…I have just done something major.
I made the switch: iPhone to Android.
I’m still undecided as to whether or not it’s the right decision, but we can only work with what we’ve got, right? To celebrate my indecision, I’ve rounded up my favourite food and nutrition apps to share with you, that are both iPhone and Android friendly. Hopefully, you’ll discover something new and exciting that you didn’t know about before!
Cronometer is kind of like a nutritionist’s My Fitness Pal! It’s a classic food diary type set up where you enter your daily food intake and have a look at your overall macro and micronutrient intake for the day. I like it as it shows you clearly where you may be falling short in certain nutrients – for example, continually not reaching your target RDI for iron – but also where you have exceeded a nutrient too. It then shows you which foods contributed to which nutrient the most. You can track over 60 vitamins and minerals. Cool stuff! The only problem is that the app comes at a small cost ($3.04), however, the online webpage version is free. Unfortunately, it’s based on the USDA food database, so a lot of Aussie brands aren’t listed.
My Fitness Pal
I’m sure we’ve all heard of My Fitness Pal in some way or another, but it’s too useful not to share. MFP tracks your food, exercise, weight and measurements in a really easy to use (and free) app. It has virtually every brand of food item listed in its database. However, I have found this to be slightly problematic, as users can enter a food themselves and make it public. If someone else selects it unknowingly the nutrition information might be wrong. Only select ‘verified’ food and drink items with a green tick. Another very cool feature on the new MFP app is a barcode scanner, where you simply scan whatever packet you have instead of searching for it! I also like the ‘My Recipe’ function which allows you to enter in your own recipe, or import a recipe from a web page – good for those of us who like to cook but don’t want to add-in ingredients one by one.
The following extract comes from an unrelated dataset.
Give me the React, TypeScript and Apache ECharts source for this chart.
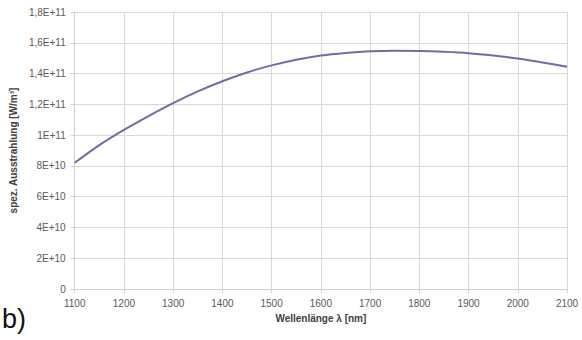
import React, { useEffect, useRef } from "react";
import * as echarts from "echarts";

const wavelengths = [1100, 1150, 1200, 1250, 1300, 1350, 1400, 1450, 1500, 1550, 1600, 1650, 1700, 1750, 1800, 1850, 1900, 1950, 2000, 2050, 2100];
const radiance = [
  8.2e10, 9.35e10, 1.034e11, 1.124e11, 1.208e11, 1.284e11, 1.35e11, 1.407e11, 1.453e11, 1.49e11, 1.517e11,
  1.534e11, 1.545e11, 1.549e11, 1.547e11, 1.541e11, 1.532e11, 1.517e11, 1.498e11, 1.472e11, 1.444e11,
];
const xTickLabels = ["1100", "1200", "1300", "1400", "1500", "1600", "1700", "1800", "1900", "2000", "2100"];
const yTickLabels = ["0", "2E+10", "4E+10", "6E+10", "8E+10", "1E+11", "1,2E+11", "1,4E+11", "1,6E+11", "1,8E+11"];

const FONT = "'Liberation Sans', 'DejaVu Sans', sans-serif";

export default function App() {
  const ref = useRef<HTMLDivElement>(null);
  useEffect(() => {
    if (!ref.current) return;
    const chart = echarts.init(ref.current, null, { renderer: "svg" });
    chart.setOption({
      animation: false,
      backgroundColor: "#ffffff",
      grid: { left: 73, right: 15, top: 12, bottom: 51, containLabel: false },
      xAxis: {
        type: "value",
        min: 1100,
        max: 2100,
        interval: 100,
        name: "Wellenlänge λ [nm]",
        nameLocation: "middle",
        nameGap: 24,
        nameTextStyle: { fontFamily: FONT, fontSize: 10, fontWeight: "bold", color: "#404040" },
        axisLine: { show: true, lineStyle: { color: "#d0d0d0", width: 1 } },
        axisTick: { show: true, length: 4, lineStyle: { color: "#d0d0d0" } },
        axisLabel: {
          fontFamily: FONT,
          fontSize: 10,
          color: "#595959",
          margin: 9,
          formatter: (v: number) => xTickLabels[Math.round((v - 1100) / 100)] ?? "",
        },
        splitLine: { show: true, lineStyle: { color: "#d9d9d9", width: 1 } },
      },
      yAxis: {
        type: "value",
        min: 0,
        max: 1.8e11,
        interval: 2e10,
        name: "spez. Ausstrahlung [W/m³]",
        nameLocation: "middle",
        nameRotate: 90,
        nameGap: 51,
        nameTextStyle: { fontFamily: FONT, fontSize: 10, fontWeight: "bold", color: "#404040" },
        axisLine: { show: true, lineStyle: { color: "#d0d0d0", width: 1 } },
        axisTick: { show: true, length: 4, lineStyle: { color: "#d0d0d0" } },
        axisLabel: {
          fontFamily: FONT,
          fontSize: 10,
          color: "#595959",
          margin: 9,
          formatter: (v: number) => yTickLabels[Math.round(v / 2e10)] ?? "",
        },
        splitLine: { show: true, lineStyle: { color: "#d9d9d9", width: 1 } },
      },
      series: [
        {
          type: "line",
          data: wavelengths.map((w, i) => [w, radiance[i]]),
          smooth: 0.3,
          showSymbol: false,
          lineStyle: { color: "#7b66a8", width: 2 },
        },
      ],
      graphic: [
        {
          type: "text",
          left: 2,
          top: 305,
          style: { text: "b)", fontFamily: FONT, fontSize: 27, fill: "#111111" },
        },
      ],
    });
    return () => chart.dispose();
  }, []);
  return (
    <div
      ref={ref}
      style={{ position: "absolute", left: 0, top: 0, width: 582, height: 340 }}
    />
  );
}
For those who choose to eat seafood, I love the education that this app provides. It’s a really simple database that allows users to enter in a type of fish, for example, ‘whiting’ and then check it’s traffic light status (green = better, amber = eat less, red = avoid); a colour-code dependent on factors such as overfishing and sustainable farming methods. Many of us don’t give much thought to where our fish has come from and the larger impact that it has on our environment, so if you regularly consume seafood then I think the Sustainable Seafood Guide will provide some really valuable information.
The Better Health app is one I have only just discovered. It’s like having a nutrition cheat sheet in your pocket all the time. There are a huge number of trustworthy fact sheets on topics such as nutrient deficiencies, eating tips for children and weight management. Being a government-run website, it’s a little more reliable than Wiki too!
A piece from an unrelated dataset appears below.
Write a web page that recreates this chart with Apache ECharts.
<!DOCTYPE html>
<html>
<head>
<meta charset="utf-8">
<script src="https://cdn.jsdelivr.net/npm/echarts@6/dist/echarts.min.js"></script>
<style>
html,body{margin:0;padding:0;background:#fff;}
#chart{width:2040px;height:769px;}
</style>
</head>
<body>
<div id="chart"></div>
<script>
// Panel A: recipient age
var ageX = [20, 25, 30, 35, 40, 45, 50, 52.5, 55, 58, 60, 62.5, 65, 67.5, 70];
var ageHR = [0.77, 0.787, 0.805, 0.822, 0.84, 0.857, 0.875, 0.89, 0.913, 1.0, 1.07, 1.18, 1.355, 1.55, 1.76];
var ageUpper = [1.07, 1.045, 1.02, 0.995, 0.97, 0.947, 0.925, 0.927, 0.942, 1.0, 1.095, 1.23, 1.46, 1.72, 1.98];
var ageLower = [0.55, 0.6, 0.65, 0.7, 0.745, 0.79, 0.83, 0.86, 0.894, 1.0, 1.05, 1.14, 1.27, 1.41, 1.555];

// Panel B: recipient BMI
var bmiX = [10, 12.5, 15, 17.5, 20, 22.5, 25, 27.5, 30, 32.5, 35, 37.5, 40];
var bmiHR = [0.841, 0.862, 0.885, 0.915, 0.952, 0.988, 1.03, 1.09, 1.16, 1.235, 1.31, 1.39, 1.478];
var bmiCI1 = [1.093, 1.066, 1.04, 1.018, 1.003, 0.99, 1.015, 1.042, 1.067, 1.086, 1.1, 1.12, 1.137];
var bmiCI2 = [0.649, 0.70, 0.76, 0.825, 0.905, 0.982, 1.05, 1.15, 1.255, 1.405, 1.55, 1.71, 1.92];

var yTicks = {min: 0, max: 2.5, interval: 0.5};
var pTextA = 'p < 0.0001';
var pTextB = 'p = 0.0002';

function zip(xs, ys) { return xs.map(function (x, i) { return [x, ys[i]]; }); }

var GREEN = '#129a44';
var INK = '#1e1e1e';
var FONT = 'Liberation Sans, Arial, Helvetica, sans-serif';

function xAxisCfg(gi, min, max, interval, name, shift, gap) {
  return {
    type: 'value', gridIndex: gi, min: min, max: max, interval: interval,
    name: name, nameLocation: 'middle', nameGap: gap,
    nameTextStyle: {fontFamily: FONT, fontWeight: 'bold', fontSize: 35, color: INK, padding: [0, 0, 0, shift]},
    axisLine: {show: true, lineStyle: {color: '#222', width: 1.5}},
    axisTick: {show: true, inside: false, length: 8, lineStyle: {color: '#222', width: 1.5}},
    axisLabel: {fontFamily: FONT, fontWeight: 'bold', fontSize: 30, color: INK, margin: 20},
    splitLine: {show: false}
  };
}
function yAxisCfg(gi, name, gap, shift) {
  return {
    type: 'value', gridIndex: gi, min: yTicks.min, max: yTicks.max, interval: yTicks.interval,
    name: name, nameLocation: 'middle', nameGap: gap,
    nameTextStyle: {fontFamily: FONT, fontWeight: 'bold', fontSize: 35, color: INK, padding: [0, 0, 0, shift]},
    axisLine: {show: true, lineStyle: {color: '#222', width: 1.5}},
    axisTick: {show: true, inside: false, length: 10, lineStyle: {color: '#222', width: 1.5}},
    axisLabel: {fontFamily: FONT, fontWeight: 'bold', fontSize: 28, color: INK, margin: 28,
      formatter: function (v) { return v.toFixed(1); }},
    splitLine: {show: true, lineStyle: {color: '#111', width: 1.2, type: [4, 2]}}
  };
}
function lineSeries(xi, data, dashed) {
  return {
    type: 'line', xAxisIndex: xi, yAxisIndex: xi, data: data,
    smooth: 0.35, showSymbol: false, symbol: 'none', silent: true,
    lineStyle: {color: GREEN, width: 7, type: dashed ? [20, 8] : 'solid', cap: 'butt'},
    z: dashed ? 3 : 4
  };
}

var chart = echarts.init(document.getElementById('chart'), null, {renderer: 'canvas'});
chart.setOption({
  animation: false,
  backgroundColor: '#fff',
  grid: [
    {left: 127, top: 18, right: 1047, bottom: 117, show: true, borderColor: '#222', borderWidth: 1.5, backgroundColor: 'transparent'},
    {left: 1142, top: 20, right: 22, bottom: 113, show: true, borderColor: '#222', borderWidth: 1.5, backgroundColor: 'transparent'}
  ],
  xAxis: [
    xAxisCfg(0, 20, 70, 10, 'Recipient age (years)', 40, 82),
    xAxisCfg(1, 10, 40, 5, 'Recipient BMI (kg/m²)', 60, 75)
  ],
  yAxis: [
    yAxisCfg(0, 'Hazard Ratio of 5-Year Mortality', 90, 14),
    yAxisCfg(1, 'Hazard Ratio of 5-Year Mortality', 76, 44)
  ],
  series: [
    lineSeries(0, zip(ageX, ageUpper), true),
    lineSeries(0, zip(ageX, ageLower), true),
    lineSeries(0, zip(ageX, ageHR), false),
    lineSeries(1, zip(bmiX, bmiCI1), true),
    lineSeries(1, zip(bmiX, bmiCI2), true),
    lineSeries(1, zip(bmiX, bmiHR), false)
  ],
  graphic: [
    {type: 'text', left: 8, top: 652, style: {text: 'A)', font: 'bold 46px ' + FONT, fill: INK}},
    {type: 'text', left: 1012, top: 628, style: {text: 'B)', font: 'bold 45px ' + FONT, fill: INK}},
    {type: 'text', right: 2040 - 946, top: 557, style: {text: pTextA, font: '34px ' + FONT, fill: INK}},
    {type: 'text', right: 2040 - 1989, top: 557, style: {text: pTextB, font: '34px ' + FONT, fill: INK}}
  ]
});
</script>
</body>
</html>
There are a lot of other fantastic apps that I haven’t listed here as they are not free or only available on one platform. An honourable mention goes out to Monash University’s FODMAP app, which I’m sure will come in handy for many of us. Also some beautifully designed cooking and recipe apps such as Green Kitchen and Substitute.
Is there anything I have missed? Share with us your tried and true nutrition apps if so!